Anthologie bilingue de la poésie latine (dir. Philippe Heuzé)

Précieuse archéo­lo­gie 

Les lec­trice et  lec­teurs en voyant ce titre pour­raient  s’attendre à une antho­lo­gie clas­sique  des grands auteurs latins. Or il n’en est rien. Certes, se retrouvent dans des tra­duc­tions nou­velles Plaute, Térence, Cicé­ron, Lucrèce, Catulle, Vir­gile, Horace, Ovide, Sénèque, Mar­tial, Stace, Juvé­nal jusqu’aux Pria­pées ano­nymes et un choix d’épitaphes.
Mais l’anthologie ne se contente de ce “peu” qui pour­rait néan­moins être à lui seul un tout.  Preuve que pen­dant deux mil­lé­naires  le latin per­siste même dans sa ver­sion qu’on nomme “basse”. De fait,  il n’est pas ce qu’il fut pen­dant 1000 ans et plus : la langue de la phi­lo­so­phie, de la reli­gion, des sciences, de la poésie .
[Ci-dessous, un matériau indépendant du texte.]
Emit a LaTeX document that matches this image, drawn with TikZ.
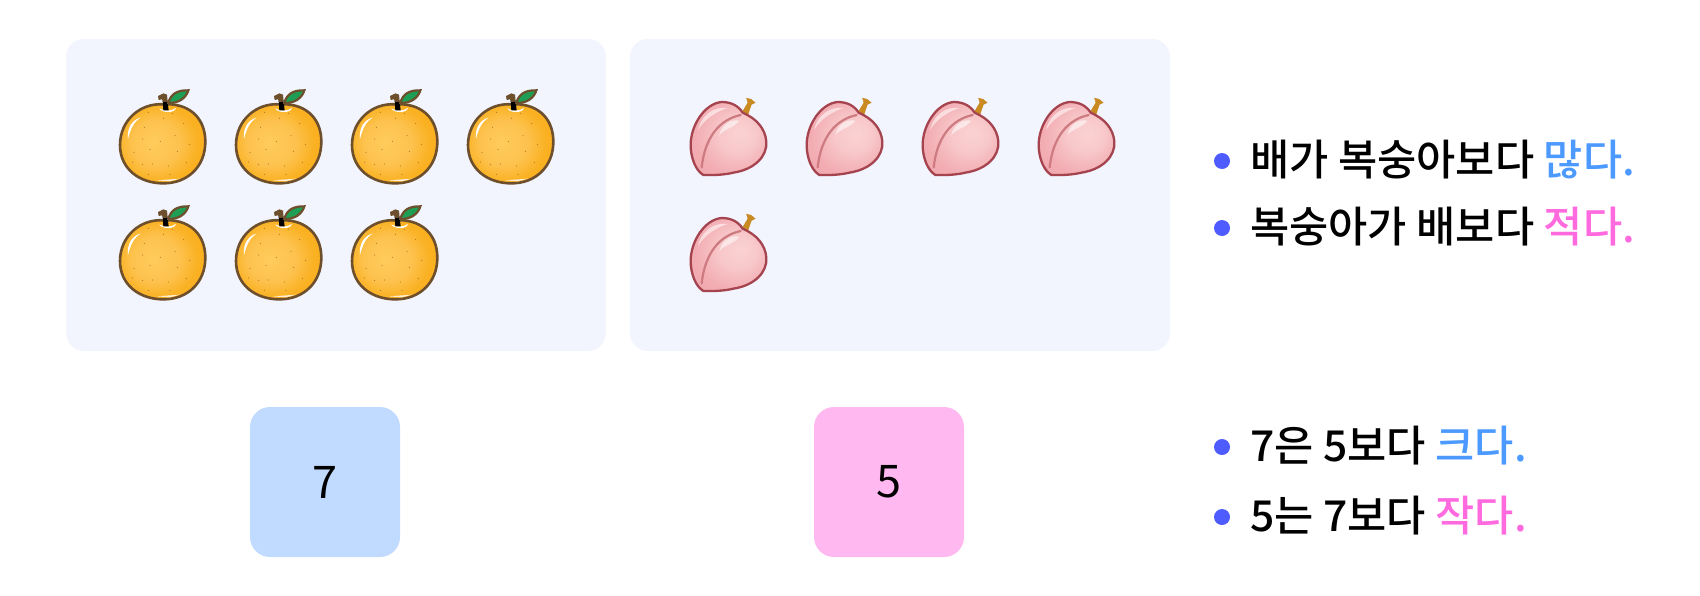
\documentclass[tikz,border=0pt]{standalone}
\usepackage{fontspec}
\setmainfont{Noto Sans CJK KR Medium}
\newfontfamily\digitfont{Noto Sans CJK KR}
\definecolor{panelbg}{HTML}{F2F4FE}
\definecolor{bluesq}{HTML}{C0DBFF}
\definecolor{pinksq}{HTML}{FFB8F0}
\definecolor{bluetxt}{HTML}{4C9AFF}
\definecolor{pinktxt}{HTML}{FF6ADF}
\definecolor{bulletc}{HTML}{4D5BFF}
\definecolor{pearline}{HTML}{6E4F2C}
\definecolor{peachline}{HTML}{A5444E}
\definecolor{pearA}{HTML}{FFCC5C}
\definecolor{pearB}{HTML}{FDC24E}
\definecolor{pearC}{HTML}{FAB122}
\definecolor{pearD}{HTML}{F5A412}
\definecolor{peachA}{HTML}{FAD2D2}
\definecolor{peachB}{HTML}{F8C8CA}
\definecolor{peachC}{HTML}{F2ADB3}
\definecolor{peachD}{HTML}{EE9CA4}
\definecolor{leafc}{HTML}{1E9E55}
\definecolor{peachstem}{HTML}{C98A22}
\pgfdeclareradialshading{pearshade}{\pgfpoint{-6bp}{0bp}}{color(0bp)=(pearA);color(14bp)=(pearB);color(24bp)=(pearC);color(50bp)=(pearD)}
\pgfdeclareradialshading{peachshade}{\pgfpoint{8bp}{4bp}}{color(0bp)=(peachA);color(12bp)=(peachB);color(26bp)=(peachC);color(50bp)=(peachD)}
\tikzset{
  x=0.5pt,y=-0.5pt,
  panel/.style={fill=panelbg,rounded corners=9pt},
  numbox/.style={rounded corners=10pt,minimum width=75pt,minimum height=75pt,inner sep=0pt,font=\digitfont\fontsize{22.5}{22.5}\selectfont},
  bulletdot/.style={circle,fill=bulletc,minimum size=8pt,inner sep=0pt},
  sentence/.style={anchor=base west,inner sep=0pt,font=\fontsize{21.3}{24}\selectfont},
  pearpic/.pic={
    \begin{scope}[scale=1/3]
      \path[shading=pearshade] (190,103) .. controls (122,98) and (60,150) .. (60,225) .. controls (60,298) and (120,340) .. (190,340) .. controls (263,340) and (316,290) .. (316,215) .. controls (316,140) and (263,98) .. (190,103) -- cycle;
      \draw[pearline,line width=1.3pt] (190,103) .. controls (122,98) and (60,150) .. (60,225) .. controls (60,298) and (120,340) .. (190,340) .. controls (263,340) and (316,290) .. (316,215) .. controls (316,140) and (263,98) .. (190,103) -- cycle;
      \fill[white] (178,115) .. controls (190,124) and (215,124) .. (228,114) .. controls (225,130) and (185,130) .. (178,115) -- cycle;
      \fill[white] (122,143) .. controls (100,148) and (80,170) .. (84,207) .. controls (92,175) and (102,155) .. (122,143) -- cycle;
      \fill[white,opacity=.8] (170,331) -- (240,326) -- (210,334) -- cycle;
      \foreach \dx/\dy in {145/127,190/145,217/130,251/160,133/172,127/207,181/214,225/197,268/223,150/238,232/244,102/248,98/276,128/283,157/282,205/288,259/278,145/313,210/313}
        \fill[pearline!70!orange] (\dx,\dy) circle (1.5);
      \fill[black] (188,92) -- (202,90) -- (206,121) -- (190,121) -- cycle;
      \fill[pearline] (174,78) -- (190,70) -- (201,74) -- (203,95) -- (189,96) -- (186,88) -- (176,90) -- cycle;
      \filldraw[fill=leafc,draw=pearline,line width=1.1pt] (205,99) .. controls (212,72) and (232,60) .. (265,61) .. controls (258,85) and (235,100) .. (205,99) -- cycle;
    \end{scope}},
  peachpic/.pic={
    \begin{scope}[scale=1/3]
      \filldraw[fill=peachstem,draw=peachstem,line width=.3pt] (216,98) -- (234,68) -- (230,55) -- (243,58) -- (255,68) -- (244,73) -- (234,102) -- cycle;
      \path[shading=peachshade] (218,98) .. controls (205,78) and (185,66) .. (155,66) .. controls (105,70) and (62,135) .. (62,195) .. controls (62,235) and (78,272) .. (100,285) .. controls (135,286) and (165,284) .. (190,278) .. controls (255,268) and (292,228) .. (289,185) .. controls (286,145) and (258,115) .. (218,98) -- cycle;
      \draw[peachline,line width=1.15pt] (218,98) .. controls (205,78) and (185,66) .. (155,66) .. controls (105,70) and (62,135) .. (62,195) .. controls (62,235) and (78,272) .. (100,285) .. controls (135,286) and (165,284) .. (190,278) .. controls (255,268) and (292,228) .. (289,185) .. controls (286,145) and (258,115) .. (218,98) -- cycle;
      \draw[color=peachline!55!pink,line width=1.1pt,line cap=round] (212,105) .. controls (150,118) and (105,170) .. (95,262);
      \fill[white,opacity=.55] (84,150) .. controls (92,112) and (125,78) .. (172,84) .. controls (140,95) and (105,115) .. (84,150) -- cycle;
      \fill[white,opacity=.55] (148,165) .. controls (155,135) and (180,116) .. (208,122) .. controls (190,145) and (165,145) .. (148,165) -- cycle;
    \end{scope}}
}
\begin{document}
\begin{tikzpicture}
\useasboundingbox (0,0) rectangle (1700,595);
\fill[white] (0,0) rectangle (1700,595);
\path[panel] (66,39) rectangle (606,351);
\path[panel] (630,39) rectangle (1170,351);
\foreach \px/\py in {100/70,216/70,332/70,448/70,100/186,216/186,332/186}
  \pic at (\px,\py) {pearpic};
\foreach \px/\py in {670/80,786/80,902/80,1018/80,670/196}
  \pic at (\px,\py) {peachpic};
\node[numbox,fill=bluesq] (seven) at (325,482) {7};
\node[numbox,fill=pinksq] (five) at (889,482) {5};
\node[bulletdot] (b1) at (1222,161) {};
\node[bulletdot] (b2) at (1222,228) {};
\node[bulletdot] (b3) at (1222,447) {};
\node[bulletdot] (b4) at (1222,517) {};
\node[sentence] (s1) at (1250,175) {배가 복숭아보다 \textcolor{bluetxt}{많다.}};
\node[sentence] (s2) at (1250,242) {복숭아가 배보다 \textcolor{pinktxt}{적다.}};
\node[sentence] (s3) at (1250,461) {7은 5보다 \textcolor{bluetxt}{크다.}};
\node[sentence] (s4) at (1250,531) {5는 7보다 \textcolor{pinktxt}{작다.}};
\end{tikzpicture}
\end{document}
Pour le prou­ver, Phi­lippe Heuzé et son équipe font renaître les poètes païens des IIIe et IVe siècles, les poètes chré­tiens de l’Antiquité et du Moyen Âge de Lac­tance, ainsi que des hymnes litur­giques (le Salve Regina), des poèmes sati­riques, moraux ou reli­gieux, la poé­sie éro­tique du Chan­son­nier de Ripoll,  les poètes de l’humanisme et de la Renais­sance : entre autres Pétrarque, Boc­cace,  Érasme, l’Arioste, Gior­dano Bruno, Du Bel­lay, Tho­mas More.

Même en s’étiolant peu à peu, le latin et son usage ne sont pas consi­dé­rés — du moins chez les let­trés — comme d’abolis bibe­lots sonores et scrip­tu­raux. Pour beau­coup parmi eux, c’est même la langue par excel­lence. Celle de la poé­sie et de l’amour. Celle qui favo­rise les émois de l’âme éprise plus que la bâtar­dise des corps “ani­maux”.
Sa dou­ceur, sa musique, son dul­cedo enchan­taient le jeune Pétrarque avant même qu’il ne la com­prenne, rap­pellent les auteurs.
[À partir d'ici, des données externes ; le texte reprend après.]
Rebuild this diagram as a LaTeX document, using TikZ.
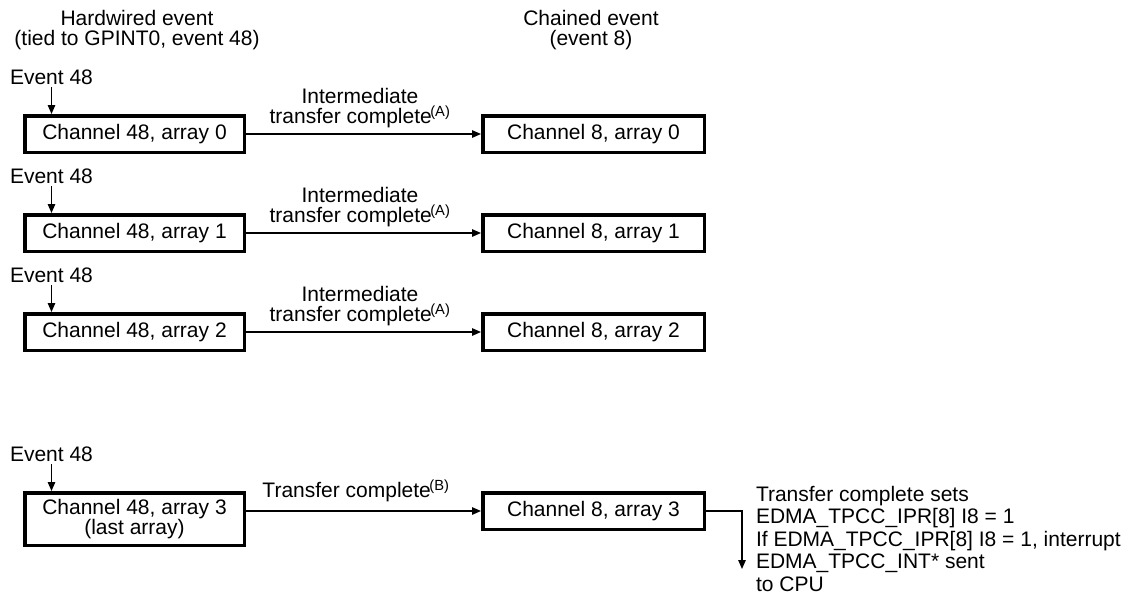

Un tel ouvrage reste une archéo­lo­gie pré­cieuse et le plus pas­sion­nant tient aussi à ce qu’il nous ramène aux temps les plus récents. Com­po­sant “Ver erat…,” l’élève Rim­baud uti­lise l’hexamètre dac­ty­lique propre au latin. Mais il n’est pas le seul à l’emprunter.  Bau­de­laire, Gio­vanni Pas­coli lui tiennent com­pa­gnie.
Et ce, jusqu’à Pas­cal Qui­gnard. Celui-ci n’a cesse de reve­nir s’y ali­men­ter à cette source d’où jaillirent en grande par­tie et entre autres ses Petits Trai­tés.

jean-paul gavard-perret

Antho­lo­gie bilingue de la poé­sie latine, édi­tion de Phi­lippe Heuzé, Biblio­thèque de la Pléiade, Gal­li­mard, Paris, 2020, 1920 p. — 69,00 €.